— COLLECTED DATA —

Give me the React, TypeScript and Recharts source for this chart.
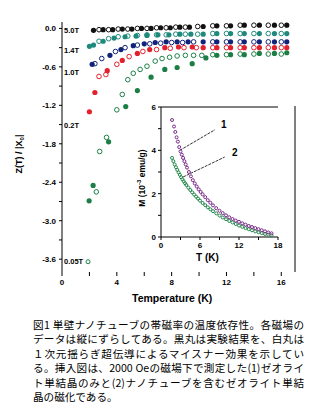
import React from 'react';
import { ScatterChart, Scatter, XAxis, YAxis, ReferenceLine } from 'recharts';

// main plot: Z(T)/|X0| vs temperature, filled = experiment, open = theory
const B50_T = [2.3, 3.0, 3.7, 4.4, 5.1, 5.8, 6.5, 7.2, 7.9, 8.6, 9.3, 10.3, 11.3, 12.3, 13.3, 14.4, 15.5, 16.4];
const B50_Z = [-0.03, -0.02, -0.02, -0.01, -0.01, 0, 0, 0.01, 0.01, 0.02, 0.02, 0.03, 0.04, 0.04, 0.05, 0.05, 0.05, 0.05];
const B50_T_TH = [2.7, 3.4, 4.1, 4.8, 5.5, 6.2, 6.9, 7.6, 8.3, 9.0, 9.9, 11.0, 12.0, 13.0, 14.0, 15.05, 16.0];
const B50_Z_TH = [-0.02, -0.02, -0.01, -0.01, 0, 0, 0.01, 0.01, 0.02, 0.02, 0.03, 0.04, 0.04, 0.05, 0.05, 0.05, 0.05];

const B30_T = [2.0, 2.3, 3.0, 3.8, 4.6, 5.4, 6.2, 7.0, 7.8, 8.6, 9.4, 10.3, 11.3, 12.3, 13.3, 14.4, 15.5, 16.4];
const B30_Z = [-0.28, -0.26, -0.2, -0.15, -0.13, -0.12, -0.11, -0.1, -0.1, -0.09, -0.09, -0.09, -0.08, -0.08, -0.08, -0.08, -0.08, -0.08];
const B30_T_TH = [2.7, 3.4, 4.1, 4.8, 5.5, 6.2, 6.9, 7.6, 8.3, 9.0, 9.9, 11.0, 12.0, 13.0, 14.0, 15.05, 16.0];
const B30_Z_TH = [-0.2, -0.16, -0.13, -0.12, -0.11, -0.1, -0.1, -0.1, -0.09, -0.09, -0.09, -0.08, -0.08, -0.08, -0.08, -0.08, -0.08];

const B14_T = [2.2, 3.5, 4.3, 5.2, 6.0, 6.8, 7.6, 8.4, 9.2, 10.3, 11.3, 12.3, 13.3, 14.4, 15.5, 16.4];
const B14_Z = [-0.56, -0.42, -0.33, -0.27, -0.24, -0.22, -0.21, -0.21, -0.21, -0.21, -0.21, -0.21, -0.21, -0.21, -0.21, -0.21];
const B14_T_TH = [2.4, 2.9, 3.9, 4.6, 5.5, 6.4, 7.2, 8.0, 8.8, 9.6, 11.0, 12.0, 13.0, 14.0, 15.05, 16.0];
const B14_Z_TH = [-0.55, -0.47, -0.36, -0.3, -0.26, -0.24, -0.23, -0.22, -0.22, -0.21, -0.21, -0.21, -0.21, -0.21, -0.21, -0.21];

const B10_T = [2.0, 2.4, 3.3, 4.4, 5.5, 6.4, 7.5, 8.5, 9.5, 10.3, 11.3, 12.3, 13.3, 14.4, 15.5, 16.4];
const B10_Z = [-1.3, -1.0, -0.66, -0.5, -0.39, -0.33, -0.3, -0.29, -0.29, -0.3, -0.3, -0.3, -0.3, -0.3, -0.3, -0.3];
const B10_T_TH = [2.7, 3.2, 4.0, 4.9, 5.9, 6.9, 7.9, 8.9, 9.8, 11.0, 12.0, 13.0, 14.0, 15.05, 16.0];
const B10_Z_TH = [-0.75, -0.72, -0.56, -0.44, -0.36, -0.33, -0.31, -0.3, -0.3, -0.3, -0.3, -0.3, -0.3, -0.3, -0.3];

const B02_T = [1.98, 2.27, 3.4, 4.65, 5.5, 6.5, 7.5, 8.4, 9.5, 10.5, 11.3, 12.3, 13.3, 14.4, 15.5, 16.4];
const B02_Z = [-2.69, -2.45, -1.77, -1.22, -0.97, -0.76, -0.64, -0.61, -0.55, -0.46, -0.42, -0.41, -0.41, -0.39, -0.39, -0.38];
const B02_T_TH = [2.5, 2.75, 3.25, 4.0, 4.4, 4.8, 5.2, 5.7, 6.2, 6.8, 7.3, 7.85, 8.4, 9.0, 9.6, 10.2, 11.0, 12.0, 13.0, 14.0, 15.05, 16.0];
const B02_Z_TH = [-2.55, -1.92, -1.7, -1.27, -1.03, -0.8, -0.7, -0.64, -0.59, -0.51, -0.47, -0.45, -0.43, -0.42, -0.42, -0.42, -0.41, -0.41, -0.4, -0.4, -0.4, -0.4];

const B005_T_TH = [1.9];
const B005_Z_TH = [-3.64];

const X_TICKS = [0, 2, 4, 6, 8, 10, 12, 14, 16];
const Y_TICKS = [0, -0.3, -0.6, -0.9, -1.2, -1.5, -1.8, -2.1, -2.4, -2.7, -3.0, -3.3, -3.6];

const FIELD_LABELS = ['5.0T', '1.4T', '1.0T', '0.2T', '0.05T'];

// inset: M vs T at 2000 Oe
const INSET_T1 = [1.7, 2.0, 2.2, 2.4, 2.6, 2.8, 3.0, 3.2, 3.4, 3.6, 3.8, 4.0, 4.3, 4.6, 4.9, 5.2, 5.5, 5.8, 6.1, 6.4, 6.8, 7.2, 7.6, 8.0, 8.5, 9.0, 9.5, 10.0, 10.5, 11.0, 11.5, 12.0, 12.5, 13.0, 13.5, 14.0, 14.5, 15.0, 15.5, 16.0, 16.5, 17.0];
const INSET_M1 = [5.4, 5.1, 4.85, 4.6, 4.4, 4.15, 3.95, 3.8, 3.65, 3.5, 3.35, 3.2, 3.0, 2.8, 2.62, 2.47, 2.33, 2.2, 2.08, 1.97, 1.84, 1.7, 1.58, 1.46, 1.33, 1.21, 1.1, 1.0, 0.91, 0.83, 0.76, 0.7, 0.63, 0.57, 0.51, 0.46, 0.41, 0.36, 0.31, 0.26, 0.21, 0.17];
const INSET_T2 = [1.7, 1.9, 2.1, 2.3, 2.5, 2.7, 2.9, 3.1, 3.3, 3.5, 3.7, 3.9, 4.2, 4.5, 4.8, 5.1, 5.4, 5.7, 6.0, 6.4, 6.8, 7.2, 7.6, 8.0, 8.5, 9.0, 9.5, 10.0, 10.5, 11.0, 11.5, 12.0, 12.5, 13.0, 13.5, 14.0, 14.5, 15.0, 15.5, 16.0, 16.5, 17.0];
const INSET_M2 = [3.65, 3.5, 3.35, 3.22, 3.1, 2.98, 2.87, 2.76, 2.66, 2.57, 2.48, 2.4, 2.28, 2.17, 2.06, 1.96, 1.86, 1.77, 1.68, 1.57, 1.47, 1.37, 1.28, 1.19, 1.09, 0.99, 0.9, 0.82, 0.74, 0.67, 0.6, 0.53, 0.47, 0.41, 0.36, 0.31, 0.26, 0.22, 0.18, 0.14, 0.11, 0.08];
const INSET_X_TICKS = [0, 3, 6, 9, 12, 15, 18];
const INSET_Y_TICKS = [0, 1, 2, 3, 4, 5, 6];

const CAPTION = [
  '図1 単壁ナノチューブの帯磁率の温度依存性。各磁場の',
  'データは縦にずらしてある。黒丸は実験結果を、白丸は',
  '１次元揺らぎ超伝導によるマイスナー効果を示してい',
  'る。挿入図は、2000 Oeの磁場下で測定した(1)ゼオライ',
  'ト単結晶のみと(2)ナノチューブを含むゼオライト単結',
  '晶の磁化である。',
];

const zip = (xs: number[], ys: number[]) => xs.map((x, i) => ({ x, y: ys[i] }));

const FONT = '"Liberation Sans", Arial, sans-serif';
const tickStyle = { fontFamily: FONT, fontWeight: 700, fontSize: 8, fill: '#000' };

const filled = (color: string, r = 2.6) => (p: any) => <circle cx={p.cx} cy={p.cy} r={r} fill={color} />;
const open = (color: string, r = 2.3) => (p: any) => (
  <circle cx={p.cx} cy={p.cy} r={r} fill="none" stroke={color} strokeWidth={1} />
);

const SERIES = [
  { exp: zip(B50_T, B50_Z), th: zip(B50_T_TH, B50_Z_TH), color: '#111111' },
  { exp: zip(B30_T, B30_Z), th: zip(B30_T_TH, B30_Z_TH), color: '#1f8a7c' },
  { exp: zip(B14_T, B14_Z), th: zip(B14_T_TH, B14_Z_TH), color: '#12237a' },
  { exp: zip(B10_T, B10_Z), th: zip(B10_T_TH, B10_Z_TH), color: '#e3202c' },
  { exp: zip(B02_T, B02_Z), th: zip(B02_T_TH, B02_Z_TH), color: '#1b7f45' },
];

const label = (text: React.ReactNode, left: number, top: number, size = 8, extra: React.CSSProperties = {}) => (
  <div
    style={{
      position: 'absolute', left, top, fontFamily: FONT, fontWeight: 700, fontSize: size,
      lineHeight: 1, whiteSpace: 'nowrap', color: '#000', ...extra,
    }}
  >
    {text}
  </div>
);

export default function App() {
  const labelTops = [27, 47, 69, 122, 258];
  return (
    <div style={{ position: 'absolute', left: 0, top: 0, width: 324, height: 410, background: '#fff' }}>
      <ScatterChart width={324} height={310} margin={{ top: 22, right: 29, bottom: 0, left: 22 }}>
        <XAxis
          type="number" dataKey="x" domain={[0, 17]} ticks={X_TICKS} axisLine={false}
          tickSize={4} tickMargin={3} height={38} tick={tickStyle} stroke="#000"
          tickFormatter={(v: number) => (v % 4 === 0 ? String(v) : '')}
        />
        <YAxis
          type="number" dataKey="y" domain={[-3.8, 0.1]} ticks={Y_TICKS} width={40}
          tickSize={3} tickMargin={3} tick={tickStyle} stroke="#000" allowDataOverflow
          tickFormatter={(v: number) => (Math.round(v * 10) % 6 === 0 ? v.toFixed(1) : '')}
        />
        <ReferenceLine segment={[{ x: 17, y: -1.21 }, { x: 17, y: -3.8 }]} stroke="#000" ifOverflow="visible" />
        {SERIES.map((s, i) => (
          <Scatter key={`th-${i}`} data={s.th} shape={open(s.color)} isAnimationActive={false} />
        ))}
        {SERIES.map((s, i) => (
          <Scatter key={`exp-${i}`} data={s.exp} shape={filled(s.color)} isAnimationActive={false} />
        ))}
        <Scatter data={zip(B005_T_TH, B005_Z_TH)} shape={open('#1b7f45', 2)} isAnimationActive={false} />
      </ScatterChart>

      <div style={{ position: 'absolute', left: 120, top: 95 }}>
        <ScatterChart width={200} height={180} margin={{ top: 12, right: 42, bottom: 18, left: 21 }}>
          <XAxis
            type="number" dataKey="x" domain={[0, 18]} ticks={INSET_X_TICKS} height={20}
            tickSize={3} tickMargin={2} tick={tickStyle} stroke="#000"
            tickFormatter={(v: number) => (v % 6 === 0 ? String(v) : '')}
          />
          <YAxis
            type="number" dataKey="y" domain={[0, 6]} ticks={INSET_Y_TICKS} width={20}
            tickSize={3} tickMargin={2} tick={tickStyle} stroke="#000"
            tickFormatter={(v: number) => (v % 2 === 0 ? String(v) : '')}
          />
          <ReferenceLine y={6} stroke="#000" />
          <ReferenceLine segment={[{ x: 2.9, y: 4.0 }, { x: 8.3, y: 4.95 }]} stroke="#000" strokeWidth={0.8} strokeDasharray="3 1" />
          <ReferenceLine segment={[{ x: 3.4, y: 2.77 }, { x: 9.8, y: 3.69 }]} stroke="#000" strokeWidth={0.8} strokeDasharray="3 1" />
          <Scatter data={zip(INSET_T2, INSET_M2)} shape={open('#23884a', 1.5)} isAnimationActive={false} />
          <Scatter data={zip(INSET_T1, INSET_M1)} shape={open('#7a2a8a', 1.5)} isAnimationActive={false} />
        </ScatterChart>
      </div>

      {FIELD_LABELS.map((t, i) => label(t, 64, labelTops[i], 7.5, { key: t } as any))}
      {label('1', 221, 120, 10)}
      {label('2', 232, 148, 10)}
      {label('T (K)', 196, 253, 10)}
      {label('Temperature (K)', 132, 293, 10.5)}
      {label(
        <span>Z(T) / |X<sub style={{ fontSize: 6 }}>0</sub>|</span>,
        20, 154, 9, { transform: 'translate(-50%, -50%) rotate(-90deg)' }
      )}
      {label(
        <span>M (10<sup style={{ fontSize: 6 }}>-3</sup> emu/g)</span>,
        141, 178, 8.5, { transform: 'translate(-50%, -50%) rotate(-90deg)' }
      )}

      <div style={{ position: 'absolute', left: 33, top: 318, width: 271, fontFamily: '"Noto Sans CJK JP", sans-serif', fontSize: 10.6, color: '#000' }}>
        {CAPTION.map((line, i) => (
          <div
            key={i}
            style={{
              height: 14.4, lineHeight: '14.4px', whiteSpace: 'nowrap',
              textAlign: 'justify', textAlignLast: i === CAPTION.length - 1 ? 'left' : 'justify',
            }}
          >
            {line}
          </div>
        ))}
      </div>
    </div>
  );
}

— GIVEN EXERCISE —
Reproduce only the lines from the beginning of the data through the line that contains "XAxis, YAxis, ReferenceLine", both included, and please drop the pictures.

— ANSWER TO THIS PROBLEM —
Give me the React, TypeScript and Recharts source for this chart.
import React from 'react';
import { ScatterChart, Scatter, XAxis, YAxis, ReferenceLine } from 'recharts';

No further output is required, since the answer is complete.